AILLEURS DANS LA FRANCOPHONIE
BLOGUE - Le rêve d'une université franco-ontarienne en Ontario est-il encore vivant?
Pas de doute, si on se fie aux commentaires entendus en fin de semaine dernière aux États généraux sur l'éducation postsecondaire en français, qui se tenaient à Toronto. Il y a un consensus. Les francophones veulent leur université, en briques et mortier. Pas d'une autre université bilingue. Ils veulent d'un établissement où ils auront le sentiment de faire partie de la communauté francophone. « Il faut se sentir chez nous », avons-nous pu entendre.
Mais le rêve d'une université franco-ontarienne est-il seulement réaliste? Plus ou moins à court terme si on se fie aux réponses de la ministre déléguée aux Affaires francophones Madeleine Meilleur et de la première ministre Kathleen Wynne. Elles se montrent certainement ouvertes. Mais toujours pas d'engagement formel.
Il n'y a, par exemple, aucune mention directe d'une future université franco-ontarienne dans les lettres de mandat qui ont été envoyées par la première ministre à la fin septembre à ses ministres. Ces lettres contiennent toutes les attentes et priorités de Kathleen Wynne pour chaque ministre.

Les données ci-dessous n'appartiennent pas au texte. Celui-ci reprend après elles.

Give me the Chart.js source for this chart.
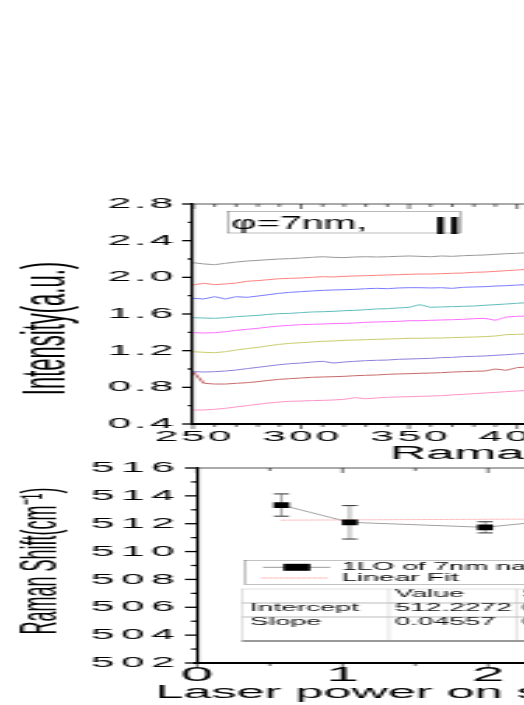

À la ministre Meilleur, Kathleen Wynne écrit qu'elle devra « envisager les options visant à accroître l'accès à des programmes postsecondaires de langue française en Ontario ». À Reza Moridi, ministre de la Formation et des Collèges et Universités, elle lui demande de « continuer à reconnaître et à combler les besoins des divers groupes d'apprenants, dont la communauté franco-ontarienne ».
On est loin d'une université franco-ontarienne en chair et en os. Est-ce que Madeleine Meilleur et Reza Moridi seront de la première pelletée de terre d'une éventuelle université franco-ontarienne? À voir...
Surtout dans un contexte de restrictions budgétaires avec un déficit prévu cette année de 12,5 milliards de dollars. Il est aussi écrit dans les lettres de mandat : « nous ferons preuve de prudence financière ». On n'entend pas encore les marteaux piqueurs. La brique et le mortier, ça coûte cher.
Mais le gouvernement Wynne sait qu'il ne peut pas ignorer les francophones. Ce sont 600 000 personnes réparties aux quatre coins de la province. Qui ont des besoins, des revendications et des attentes. Dans la région d'Ottawa où on retrouve évidemment beaucoup de francophones, tous les députés sont libéraux : Marie-France Lalonde, Madeleine Meilleur, Yasir Naqvi, Bob Chiarelli, John Fraser. Les libéraux souhaitent que ça se poursuive.
Et des francophones commencent à être impatients. Ça fait des années qu'ils revendiquent une université gouvernée PAR et POUR les Franco-Ontariens. Déjà en 2012, le Commissaire aux services en français, François Boileau, allait jusqu'à dire que l'avenir des Franco-Ontariens était en jeu en raison du faible éventail de programmes d'études postsecondaires pour les francophones dans le centre-sud-ouest de la province. Bon nombre de Franco-Ontariens étudient en anglais faute d'obtenir un enseignement dans leur langue. En janvier 2013, un comité d'experts formé par la province suggérait la création d'un établissement d'enseignement de langue française.
Le Commissaire Boileau le disait en fin de semaine dernière : « c'est maintenant à la partie gouvernementale de s'engager avec cette communauté qui veut quelque chose qui lui ressemble ».
Mais la balle est aussi dans le camp de la communauté franco-ontarienne. Les délégués qui participaient à ces États généraux à Toronto ne se sont pas entendus sur le modèle à adopter pour créer cette université de langue française. Et tout indique que si le gouvernement allait de l'avant avec une telle université, la suite de la discussion porterait sur le lieu de cet établissement. L'avocat Ronald Caza, très impliqué dans la francophonie, disait récemment que tout le monde se rallierait au bout du compte. Mais on peut penser que chacun voudrait voir cette université dans son coin de la province. Et c'est une vaste province.
En juin, Kathleen Wynne évoquait la possibilité de créer une université virtuelle pour les francophones. Un ballon d'essai pour tester les eaux? Peut-être.
Ce serait surtout beaucoup moins cher qu'un édifice en tant que tel et ça n'aurait pas le désavantage d'avoir pignon sur rue dans une région plus qu'une autre. Mais est-ce suffisant pour assouvir le rêve? La communauté n'en est toujours pas convaincue.